Most people consider the self to consist of their body and mind; thoughts and emotions. But if unpleasant emotions are not under your control, if they arise unasked for, not from your own intention, then how can they be "self"?

They are not self.

They are not yours. You don't control them. They come upon you unasked, unsought for.

When you see that, now you can let go of them. Those emotions are not yours, not you. Who cares about them?

This is the illusion that fools people.

They wonder "How can I let go of this unpleasant emotion?"

But they don't see that the very fact that they can't let go of it means that it is not self, not theirs, not worthy of being attached to.

It is like a magicians trick. A misdirection. The unpleasant emotions attract your attention so strongly and distract you from everything else, that you never think that they are not yours.

We all think, "I should be able to handle this without reacting emotionally." But that is the wrong view. That is the trap we all fall into. The right view is, "I can't control this so it's not me or mine." Then you don't care about the emotional reaction and it fades.

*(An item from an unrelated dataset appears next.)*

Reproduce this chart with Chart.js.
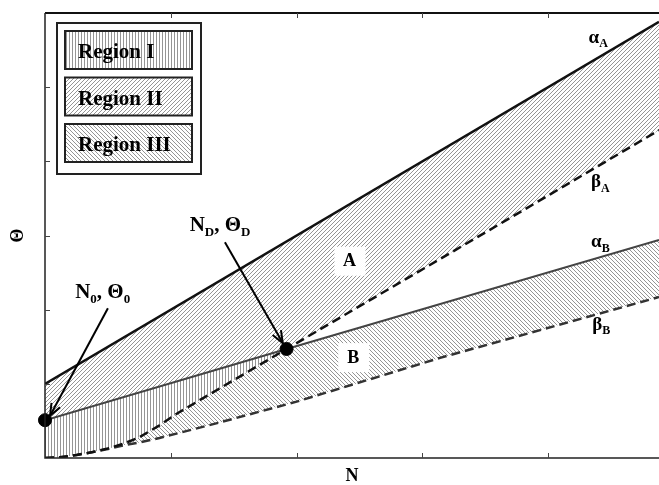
<!DOCTYPE html>
<html>
<head>
<meta charset="utf-8">
<script src="https://cdn.jsdelivr.net/npm/chart.js@4.4.1/dist/chart.umd.min.js"></script>
<style>
  html, body { margin: 0; padding: 0; background: #fff; }
  #wrap { width: 659px; height: 485px; }
</style>
</head>
<body>
<div id="wrap"><canvas id="phaseChart" width="659" height="485"></canvas></div>
<script>
// values, N along x and Θ up the side, in tick units
const ndX = 1.92;

const alphaAX = [0, 4.88];
const alphaAY = [1.0, 5.88];

const alphaBX = [0, 1.92, 4.88];
const alphaBY = [0.51, 1.47, 2.94];

const betaAX = [0, 0.12, 0.25, 0.38, 0.5, 0.62, 0.75, 0.91, 1.05, 1.2, 1.39, 1.92, 3.7, 4.88];
const betaAY = [0, 0.01, 0.04, 0.08, 0.13, 0.19, 0.28, 0.44, 0.6, 0.75, 0.94, 1.47, 3.24, 4.42];

const betaBX = [0, 0.12, 0.25, 0.38, 0.5, 0.62, 0.75, 0.91, 1.39, 2.0, 3.14, 4.88];
const betaBY = [0, 0.01, 0.04, 0.08, 0.12, 0.17, 0.21, 0.27, 0.48, 0.76, 1.35, 2.17];

const markX = [0, 1.92];
const markY = [0.51, 1.47];

const xTicks = [1, 2, 3, 4];
const yTicks = [1, 2, 3, 4, 5];
const regionNames = ['Region I', 'Region II', 'Region III'];

function pts(xs, ys) {
  return xs.map((x, i) => ({ x: x, y: ys[i] }));
}

const aA = pts(alphaAX, alphaAY);
const aB = pts(alphaBX, alphaBY);
const bA = pts(betaAX, betaAY);
const bB = pts(betaBX, betaBY);
const left = p => p.x <= ndX;
const right = p => p.x >= ndX;

// closed outlines of the three shaded regions
const region1 = aB.filter(left).concat(bA.filter(left).reverse());
const region2 = aA.concat(bA.filter(right).reverse(), aB.filter(left).reverse());
const region3 = bA.filter(left).concat(aB.filter(p => p.x > ndX), bB.slice().reverse());

const canvas = document.getElementById('phaseChart');
const ctx = canvas.getContext('2d');

function hatch(kind) {
  const n = kind === '|' ? 3 : 4;
  const c = document.createElement('canvas');
  c.width = n; c.height = n;
  const g = c.getContext('2d');
  g.fillStyle = '#fff';
  g.fillRect(0, 0, n, n);
  g.fillStyle = '#959595';
  for (let i = 0; i < n; i++) {
    if (kind === '|') g.fillRect(0, i, 1, 1);
    else if (kind === '/') g.fillRect(i, n - 1 - i, 1, 1);
    else g.fillRect(i, i, 1, 1);
  }
  return ctx.createPattern(c, 'repeat');
}
const patterns = [hatch('|'), hatch('/'), hatch('\\')];

const serif = '"Liberation Serif", "DejaVu Serif", serif';

function richText(c, parts, x, y, size) {
  let cx = x;
  c.textAlign = 'left';
  c.textBaseline = 'alphabetic';
  for (const [t, sub] of parts) {
    const s = sub ? Math.round(size * 0.64) : size;
    c.font = 'bold ' + s + 'px ' + serif;
    c.fillText(t, cx, sub ? y + size * 0.25 : y);
    cx += c.measureText(t).width;
  }
}

function arrow(c, x1, y1, x2, y2) {
  c.beginPath();
  c.moveTo(x1, y1);
  c.lineTo(x2, y2);
  c.stroke();
  const a = Math.atan2(y2 - y1, x2 - x1), L = 13, w = 0.38;
  c.beginPath();
  c.moveTo(x2 - L * Math.cos(a - w), y2 - L * Math.sin(a - w));
  c.lineTo(x2, y2);
  c.lineTo(x2 - L * Math.cos(a + w), y2 - L * Math.sin(a + w));
  c.stroke();
}

// annotation positions in data units
const curveLabels = [
  { parts: [['α', 0], ['A', 1]], x: 4.32, y: 5.60, size: 19 },
  { parts: [['β', 0], ['A', 1]], x: 4.34, y: 3.65, size: 19 },
  { parts: [['α', 0], ['B', 1]], x: 4.34, y: 2.84, size: 19 },
  { parts: [['β', 0], ['B', 1]], x: 4.35, y: 1.73, size: 19 },
  { parts: [['N', 0], ['0', 1], [', Θ', 0], ['0', 1]], x: 0.24, y: 2.16, size: 21 },
  { parts: [['N', 0], ['D', 1], [', Θ', 0], ['D', 1]], x: 1.15, y: 3.06, size: 21 }
];
const boxLabels = [
  { text: 'A', x: 2.42, y: 2.66 },
  { text: 'B', x: 2.45, y: 1.36 }
];
const arrows = [
  { from: [0.50, 2.02], to: [0.04, 0.57] },
  { from: [1.43, 2.91], to: [1.89, 1.55] }
];

const decor = {
  id: 'decor',
  afterDatasetsDraw(chart) {
    const c = chart.ctx;
    const { left, top, right, bottom } = chart.chartArea;
    const xs = chart.scales.x, ys = chart.scales.y;
    c.save();

    // frame, right side is cut off in the original
    c.strokeStyle = '#111';
    c.lineWidth = 2;
    c.beginPath(); c.moveTo(left, top); c.lineTo(right + 2, top); c.stroke();
    c.lineWidth = 1.5;
    c.strokeStyle = '#222';
    c.beginPath(); c.moveTo(left, top); c.lineTo(left, bottom); c.lineTo(right + 2, bottom); c.stroke();

    // inward ticks
    c.lineWidth = 1;
    c.strokeStyle = '#444';
    xTicks.forEach(v => {
      const px = Math.round(xs.getPixelForValue(v)) + 0.5;
      c.beginPath();
      c.moveTo(px, bottom); c.lineTo(px, bottom - 5);
      c.moveTo(px, top); c.lineTo(px, top + 5);
      c.stroke();
    });
    yTicks.forEach(v => {
      const py = Math.round(ys.getPixelForValue(v)) + 0.5;
      c.beginPath();
      c.moveTo(left, py); c.lineTo(left + 5, py);
      c.stroke();
    });

    // A / B tags
    boxLabels.forEach(b => {
      const px = xs.getPixelForValue(b.x), py = ys.getPixelForValue(b.y);
      c.fillStyle = '#fff';
      c.fillRect(px - 15, py - 14, 31, 29);
      c.fillStyle = '#000';
      c.font = 'bold 18px ' + serif;
      c.textAlign = 'center';
      c.textBaseline = 'middle';
      c.fillText(b.text, px, py + 1);
    });

    c.fillStyle = '#000';
    curveLabels.forEach(l => {
      richText(c, l.parts, xs.getPixelForValue(l.x), ys.getPixelForValue(l.y), l.size);
    });

    c.strokeStyle = '#000';
    c.lineWidth = 2;
    arrows.forEach(a => {
      arrow(c, xs.getPixelForValue(a.from[0]), ys.getPixelForValue(a.from[1]),
        xs.getPixelForValue(a.to[0]), ys.getPixelForValue(a.to[1]));
    });

    // legend
    const lx = left + 12, ly = top + 10;
    c.fillStyle = '#fff';
    c.fillRect(lx, ly, 144, 151);
    c.strokeStyle = '#222';
    c.lineWidth = 2;
    c.strokeRect(lx, ly, 144, 151);
    regionNames.forEach((name, i) => {
      const bx = lx + 8, by = ly + 8 + i * 46.5;
      c.fillStyle = patterns[i];
      c.fillRect(bx, by, 127, 38);
      c.strokeStyle = '#222';
      c.lineWidth = 2;
      c.strokeRect(bx, by, 127, 38);
      c.fillStyle = '#000';
      c.font = 'bold 21px ' + serif;
      c.textAlign = 'left';
      c.textBaseline = 'alphabetic';
      c.fillText(name, bx + 13, by + 27);
    });

    c.restore();
  }
};

const areaStyle = { borderColor: 'transparent', borderWidth: 0, pointRadius: 0, fill: 'shape', order: 10 };

new Chart(ctx, {
  type: 'line',
  data: {
    datasets: [
      Object.assign({ label: regionNames[0], data: region1, backgroundColor: patterns[0] }, areaStyle),
      Object.assign({ label: regionNames[1], data: region2, backgroundColor: patterns[1] }, areaStyle),
      Object.assign({ label: regionNames[2], data: region3, backgroundColor: patterns[2] }, areaStyle),
      { label: 'αA', data: aA, borderColor: '#111', borderWidth: 2.5, pointRadius: 0, fill: false, order: 5 },
      { label: 'αB', data: aB, borderColor: '#444', borderWidth: 2, pointRadius: 0, fill: false, order: 5 },
      { label: 'βA', data: bA, borderColor: '#111', borderWidth: 2.5, borderDash: [9, 5], pointRadius: 0, fill: false, order: 5 },
      { label: 'βB', data: bB, borderColor: '#333', borderWidth: 2.5, borderDash: [9, 5], pointRadius: 0, fill: false, order: 5 },
      { label: 'points', data: pts(markX, markY), showLine: false, pointRadius: 6.5,
        pointBackgroundColor: '#000', pointBorderColor: '#000', clip: false, order: 0 }
    ]
  },
  options: {
    responsive: false,
    animation: false,
    events: [],
    layout: { autoPadding: false, padding: { left: 3, top: 13, right: 0, bottom: 0 } },
    plugins: { legend: { display: false }, tooltip: { enabled: false } },
    scales: {
      x: {
        type: 'linear', min: 0, max: 4.88,
        grid: { display: false }, border: { display: false },
        ticks: { display: false },
        title: { display: true, text: 'N', color: '#000', padding: 0,
          font: { family: serif, weight: 'bold', size: 18, lineHeight: 1 } },
        afterFit: s => { s.height = 27; }
      },
      y: {
        type: 'linear', min: 0, max: 6,
        grid: { display: false }, border: { display: false },
        ticks: { display: false },
        title: { display: true, text: 'Θ', color: '#000', padding: { top: 6, bottom: 0 },
          font: { family: serif, weight: 'bold', size: 18, lineHeight: 1 } },
        afterFit: s => { s.width = 42; }
      }
    }
  },
  plugins: [decor]
});
</script>
</body>
</html>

Another illusion involves craving. Craving is an unpleasant emotion that often goes unnoticed. We think getting what we want will make us happy but too often craving and chasing after things only makes us stressed, anxious, and unhappy. Seeing craving as not self can help you let go of it just like with other unpleasant emotions.

To see through these illusions, quiet the mind with meditation and observe what happens as unpleasant thoughts and emotions arise. When you notice an unpleasant emotion, craving, or an unwanted impulse, compulsion, obsession. or fixation, say to yourself, in a pleasant, relaxed, friendly way without suppressing or resisting it, something like:

Who asked for that? I perceive it so it's outside me. It's an illusion.

Then remember:

Self is the illusion that causes suffering and keeps us from seeing things as they really are.
Unpleasant emotions tend to feed off themselves. When you are upset, you get upset that you are upset. It's like a feedback loop. Resisting emotions just reinforces the feedback loop with more unpleasant feelings. Rather than trying to suppress an unpleasant thought or emotion, react in a relaxed and pleasant manner. When you see that you did not try to make it arise, that it came unasked for, that you don't own it, that it is not yours, it is much easier to let go of. But old habits die hard, so you may have to repeat the process as the thoughts or feelings recur.

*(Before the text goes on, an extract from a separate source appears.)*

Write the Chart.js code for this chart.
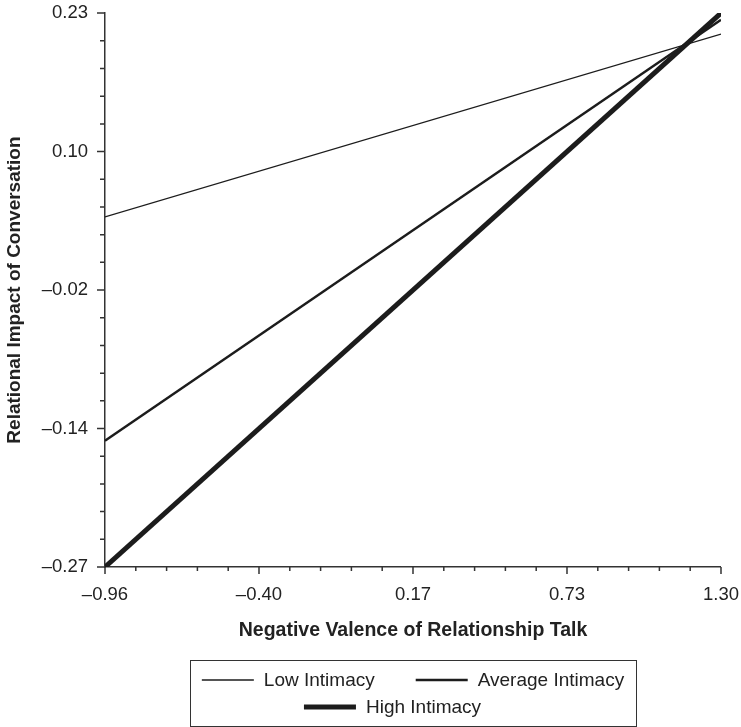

The way to develop equanimity, the way to become non-attached to external things, is by becoming non-attached to internal emotions because the way external things get to you is through the emotions you experience. When you are non-attached it does not mean you are indifferent. When you are not thinking about yourself, you feel more compassion for others not less.

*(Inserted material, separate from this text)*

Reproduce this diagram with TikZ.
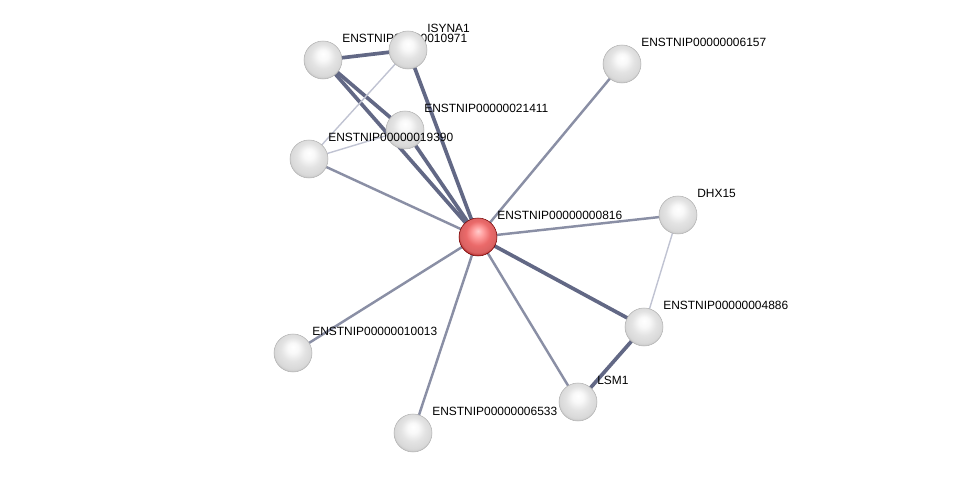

If you are pure awareness just watching the universe unfold, nothing is good or bad, it is only when there is a self that things can happen in relation to that you can have unpleasant thoughts or emotions. When you meditate, notice the absence of mental chatter as you concentrate on saying the numbers while you count the breath or saying "in" and "out" while you inhale and exhale. Notice how peaceful that is and how pleasant that peacefulness is. When an unpleasant thought or emotion arises, try to see how it is the idea of self that that is at the root of the unpleasant feeling. For example, if someone annoys you, is it because their act offends your ego? If you want something, it is because not having it affects your status in the social hierarchy? Who wants? I want. Who likes? I like. Who doesn't want? I don't want. Who dislikes? I don't like. All attachments and aversions, liking and disliking, ultimately resolve to "self". But as we saw above, self is an illusion. Try to see how all unpleasant things resolve into problems caused by the illusion of self. If you are just pure awareness, just meditating on "in" and "out" there is no mental chatter, everything is peaceful and pleasant, there are no problems. But every time unpleasantness arises, self, appearing from nowhere, is at the root of it. Try to observe this transition between "non-self mind" and "self mind". See how the idea of self is always part of any unpleasant thought or emotion. And see how pleasant it is, after releasing the unpleasant thought or emotion, to return to non-self mind. As you do this, learn to abide more and more in non-self mind.